ESPE Abstracts (2019) 92 RFC5.1

Hurthle Cell Carcinoma in Childhood: Retrospective Analysis of a Large Series

Giorgia Pepe1, Mariella Valenzise 1, Giuseppina Zirilli1, Laura Cannavò1, Gerdi Tuli2, Andrea Corrias2, Malgorzata Wasniewska1


1Department of Human Pathology of Adulthood and Childhood, University of Messina, Messina, Italy. 2Department of Pediatrics, Regina Margherita Children's Hospital, Turin, Italy


Background: in general population Hurthle cell cancer (HCC) accounts for 3-7% of all differentiated thyroid cancers (TC) with a more aggressive course, while its relative prevalence and behavior in childhood is uncertain due to the lack of specific literature reviews.

Objective: to describe the largest pediatric HCC cohort to date reported and to estimate its relative prevalence among TC variants in childhood.

Methods: study population included 5 patients <19 years, who were diagnosed with HCC during the period 2000-2018 in our Departments.
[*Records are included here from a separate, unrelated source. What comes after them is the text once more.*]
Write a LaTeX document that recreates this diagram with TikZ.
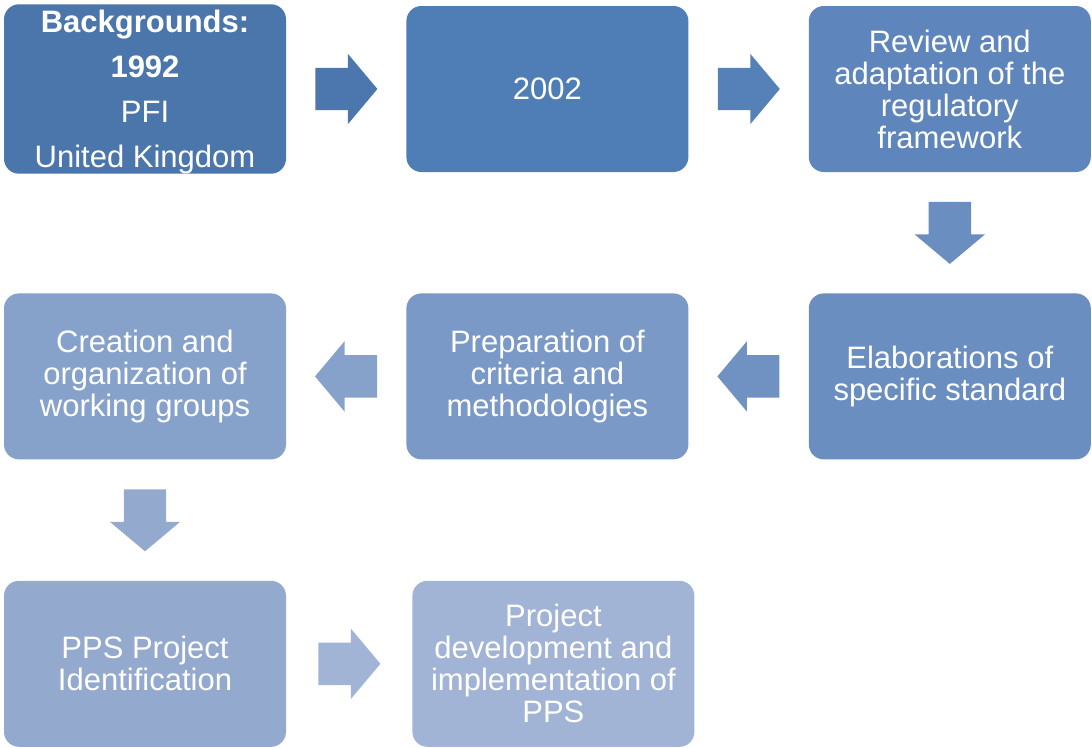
\documentclass[tikz,border=0pt]{standalone}
\usepackage{fontspec}
\setmainfont{Liberation Sans}
\usetikzlibrary{positioning, calc, shapes.arrows}
\definecolor{boxA}{HTML}{4A76AC}
\definecolor{boxB}{HTML}{4F7DB6}
\definecolor{boxC}{HTML}{5E86BC}
\definecolor{boxD}{HTML}{6A8EC0}
\definecolor{boxE}{HTML}{7A99C6}
\definecolor{boxF}{HTML}{86A2CB}
\definecolor{boxG}{HTML}{94A9CE}
\definecolor{boxH}{HTML}{A2B4D5}
\tikzset{stage/.style={rectangle, rounded corners=15pt, minimum width=282pt, minimum height=166pt, inner sep=0pt, align=center, text=white, font=\fontsize{31}{32}\selectfont}}
\tikzset{flow/.style={single arrow, single arrow head extend=14pt, single arrow tip angle=100, minimum height=62pt, anchor=tail}}
\tikzset{hflow/.style={flow, inner xsep=0pt, inner ysep=21pt}}
\tikzset{vflow/.style={flow, inner xsep=21pt, inner ysep=0pt, shape border rotate=270}}

\begin{document}
\begin{tikzpicture}[x=1pt, y=-1pt]
      \useasboundingbox (0,0) rectangle (1092,747);

      \node[stage, fill=boxA, font=\fontsize{31}{45}\selectfont] (b1) at (145,89) {\rule{0pt}{28pt}\textbf{Backgrounds:}\\\textbf{1992}\\PFI\\United Kingdom};
      \node[stage, fill=boxB, right=120pt of b1] (b2) {2002};
      \node[stage, fill=boxC, right=120pt of b2] (b3) {Review and\\adaptation of the\\regulatory\\framework};

      \node[stage, fill=boxD, below=121pt of b3] (b6) {Elaborations of\\specific standard};
      \node[stage, fill=boxE, left=120pt of b6] (b5) {Preparation of\\criteria and\\methodologies};
      \node[stage, fill=boxF, left=120pt of b5] (b4) {Creation and\\organization of\\working groups};

      \node[stage, fill=boxG, below=121pt of b4] (b7) {PPS Project\\Identification};
      \node[stage, fill=boxH, right=126pt of b7] (b8) {Project\\development and\\implementation of\\PPS};

      % block arrows between the stages
      \node[hflow, fill=boxA!80!boxB] (a12) at ($(b1.east)!.5!(b2.west)+(-31,0)$) {};
      \node[hflow, fill=boxB!60!boxC] (a23) at ($(b2.east)!.5!(b3.west)+(-31,0)$) {};
      \node[vflow, fill=boxD] (a36) at ($(b3.south)!.5!(b6.north)+(0,-31)$) {};
      \node[hflow, fill=boxD!60!boxE, shape border rotate=180] (a65) at ($(b6.west)!.5!(b5.east)+(31,0)$) {};
      \node[hflow, fill=boxF, shape border rotate=180] (a54) at ($(b5.west)!.5!(b4.east)+(31,0)$) {};
      \node[vflow, fill=boxG] (a47) at ($(b4.south)!.5!(b7.north)+(0,-31)$) {};
      \node[hflow, fill=boxH] (a78) at ($(b7.east)!.5!(b8.west)+(-31,0)$) {};
    \end{tikzpicture}
\end{document}
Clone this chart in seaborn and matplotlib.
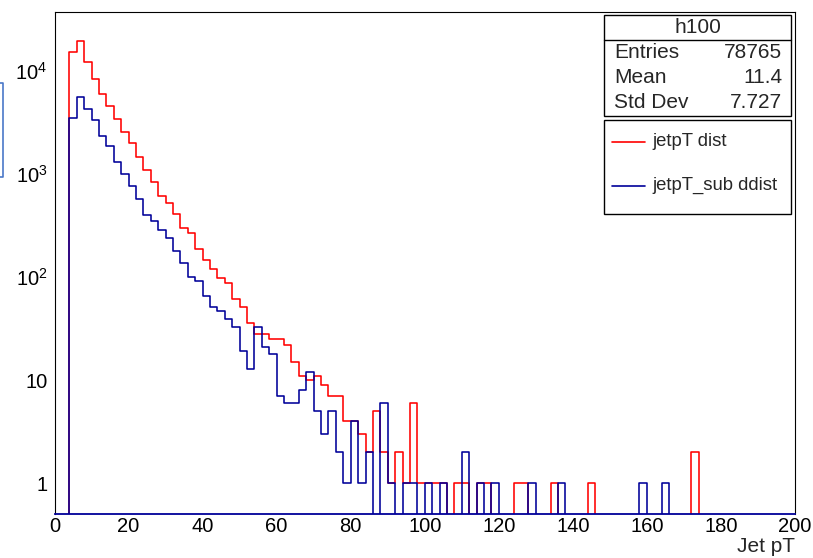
import numpy as np
import pandas as pd
import matplotlib
matplotlib.use("Agg")
import matplotlib.pyplot as plt
import seaborn as sns
from matplotlib.ticker import FixedLocator, FixedFormatter, MultipleLocator, NullFormatter
from matplotlib.patches import Rectangle
from matplotlib.lines import Line2D

# ---------------- data (bin width 2 GeV, 0..200) ----------------
bin_edges = list(range(0, 202, 2))

jetpT_dist = [
    0, 0, 15200, 19500, 12100, 8260, 5900, 4580, 3430, 2530,
    1980, 1460, 1090, 830, 615, 526, 409, 299, 266, 188,
    146, 121, 97, 87, 61, 51, 36, 28, 28, 25,
    25, 22, 15, 11, 10, 11, 9, 7, 7, 4,
    4, 3, 2, 5, 2, 1, 2, 1, 6, 1,
    1, 1, 1, 0, 1, 1, 0, 1, 1, 0,
    0, 0, 1, 1, 0, 0, 0, 1, 0, 0,
    0, 0, 1, 0, 0, 0, 0, 0, 0, 0,
    0, 0, 0, 0, 0, 0, 2, 0, 0, 0,
    0, 0, 0, 0, 0, 0, 0, 0, 0, 0,
]

jetpT_sub_ddist = [
    0, 0, 3510, 5520, 4230, 3300, 2330, 1860, 1290, 1000,
    769, 571, 403, 350, 288, 238, 179, 137, 100, 92,
    66, 51, 47, 39, 33, 19, 13, 33, 21, 18,
    7, 6, 6, 8, 12, 5, 3, 5, 2, 1,
    4, 1, 2, 0, 6, 1, 0, 1, 1, 0,
    1, 0, 1, 0, 0, 2, 0, 1, 0, 1,
    0, 0, 0, 0, 1, 0, 0, 0, 1, 0,
    0, 0, 0, 0, 0, 0, 0, 0, 0, 1,
    0, 0, 1, 0, 0, 0, 0, 0, 0, 0,
    0, 0, 0, 0, 0, 0, 0, 0, 0, 0,
]

series_names = ["jetpT dist", "jetpT_sub ddist"]
hist_name = "h100"
stat_labels = ["Entries", "Mean", "Std Dev"]
stat_values = ["78765", "11.4", "7.727"]
y_tick_values = [1, 10, 100, 1000, 10000]
y_tick_labels = ["1", "10", r"$\mathregular{10^{2}}$", r"$\mathregular{10^{3}}$", r"$\mathregular{10^{4}}$"]
x_label = "Jet pT"

RED = "#ff0000"
BLUE = "#000099"

# ---------------- style ----------------
sns.set_style("white")
plt.rcParams["font.family"] = ["Liberation Sans", "DejaVu Sans"]
plt.rcParams["mathtext.fontset"] = "custom"
plt.rcParams["mathtext.rm"] = "Liberation Sans"
plt.rcParams["mathtext.it"] = "Liberation Sans:italic"

W, H = 813, 558
fig = plt.figure(figsize=(W / 100, H / 100), dpi=100)
fig.patch.set_facecolor("white")

def fx(x):
    return x / W

def fy(y):
    return 1 - y / H

ax_l, ax_r, ax_t, ax_b = 54.5, 795, 12, 514
ax = fig.add_axes([fx(ax_l), fy(ax_b), fx(ax_r) - fx(ax_l), fy(ax_t) - fy(ax_b)])

edges = [float(e) for e in bin_edges]
centers = [(a + b) / 2 for a, b in zip(bin_edges[:-1], bin_edges[1:])]
df = pd.DataFrame({
    "pt": centers + centers,
    "count": [float(v) for v in jetpT_dist + jetpT_sub_ddist],
    "series": [series_names[0]] * len(centers) + [series_names[1]] * len(centers),
})

for name, col in zip(series_names, [RED, BLUE]):
    sns.histplot(data=df[df["series"] == name], x="pt", weights="count",
                 bins=edges, element="step", fill=False, color=col,
                 linewidth=1.15, ax=ax)

ax.set_yscale("log")
ax.set_xlim(0, 200)
ax.set_ylim(0.506, 37000)
ax.set_xlabel("")
ax.set_ylabel("")

ax.yaxis.set_major_locator(FixedLocator(y_tick_values))
ax.yaxis.set_major_formatter(FixedFormatter(y_tick_labels))
minors = [m * 10.0 ** d for d in range(-1, 5) for m in range(2, 10)]
ax.yaxis.set_minor_locator(FixedLocator(minors))
ax.yaxis.set_minor_formatter(NullFormatter())
ax.xaxis.set_major_locator(MultipleLocator(20))
ax.xaxis.set_minor_locator(MultipleLocator(5))

ax.tick_params(axis="both", which="both", direction="in", colors="black",
               top=False, right=False, labelsize=14.5, width=0.8)
ax.tick_params(axis="y", which="major", length=15.8, pad=5)
ax.tick_params(axis="y", which="minor", length=8)
ax.tick_params(axis="x", which="major", length=10.8, pad=2)
ax.tick_params(axis="x", which="minor", length=5.4)

for s in ["left", "top", "right"]:
    ax.spines[s].set_color("black")
    ax.spines[s].set_linewidth(0.8)
ax.spines["bottom"].set_color(BLUE)
ax.spines["bottom"].set_linewidth(1.3)
ax.grid(False)

fig.text(fx(795), fy(547), x_label, ha="right", va="center", fontsize=15)

# ---------------- stats box ----------------
bx0, bx1 = 604, 791
def box(y0, y1):
    r = Rectangle((fx(bx0), fy(y1)), fx(bx1) - fx(bx0), fy(y0) - fy(y1),
                  transform=fig.transFigure, facecolor="white",
                  edgecolor="black", linewidth=1.0, zorder=5)
    fig.add_artist(r)

box(15, 116)
fig.add_artist(Line2D([fx(bx0), fx(bx1)], [fy(40), fy(40)], transform=fig.transFigure,
                      color="black", linewidth=1.0, zorder=6))
fig.text(fx((bx0 + bx1) / 2), fy(27.5), hist_name, ha="center", va="center",
         fontsize=15, zorder=7)
for i, (lab, val) in enumerate(zip(stat_labels, stat_values)):
    yy = 53 + i * 24.5
    fig.text(fx(614), fy(yy), lab, ha="left", va="center", fontsize=15, zorder=7)
    fig.text(fx(782), fy(yy), val, ha="right", va="center", fontsize=15, zorder=7)

# ---------------- legend box ----------------
box(120, 214)
for i, (name, col) in enumerate(zip(series_names, [RED, BLUE])):
    yy = 142 + i * 44
    fig.add_artist(Line2D([fx(612), fx(645)], [fy(yy), fy(yy)], transform=fig.transFigure,
                          color=col, linewidth=1.2, zorder=7))
    fig.text(fx(652), fy(yy - 1), name, ha="left", va="center", fontsize=13.3, zorder=7)

# partial box at the far left edge
fig.add_artist(Line2D([fx(0), fx(3), fx(3), fx(0)], [fy(83), fy(83), fy(177), fy(177)],
                      transform=fig.transFigure, color="#4a78c8", linewidth=1.2))

fig.savefig("out.png", dpi=100, facecolor="white")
Histologic diagnosis of HCC was based on the finding of at least 75% of Hurthle cells at post-surgical analysis. HCC course was retrospectively reconstructed with data recorded at diagnosis, at surgical resection and during a follow-up period ranging from 6.5 to 15 years. Patients' assessment included: clinical findings, thyroid function and autoimmunity tests, neck and chest imaging (ultrasound and computed tomography scan), cytologic and histologic analyses of the tumor.

Results: HCC occurred with a relative prevalence of 5.8% (5 of 86 young patients affected by TC, diagnosed in the same period and institutions), at a median chronological age of 12.5 years. All patients were biochemically euthyroid at HCC diagnosis and underwent both total thyroidectomy with central neck dissection and radioiodine therapy, with subsequent L-T4 thyroidal suppression. Low or intermediate risk level was observed at diagnosis, since none of our patients exhibited extensive lateral neck disease or distant metastases and all of them showed a persistent clinical, biochemical and imaging remission over time. Antecedents of other diseases were recorded in 3 patients (Hashimoto's thyroiditis, Neurofibromatosis type 1 and osteosarcoma respectively).

Conclusions: 1) in childhood the relative prevalence of HCC among TC histotypes is 5.8%, that is close to the one reported from literature both in general population (3-5.7%) and in young patients (2-7%); 2) HCC may develop even very early, at an age of 7 years; 3) in pediatric age HCC does not seem to have a more aggressive behavior than other TC histotypes; 4) antecedents of other diseases are not infrequent in the history of children with HCC.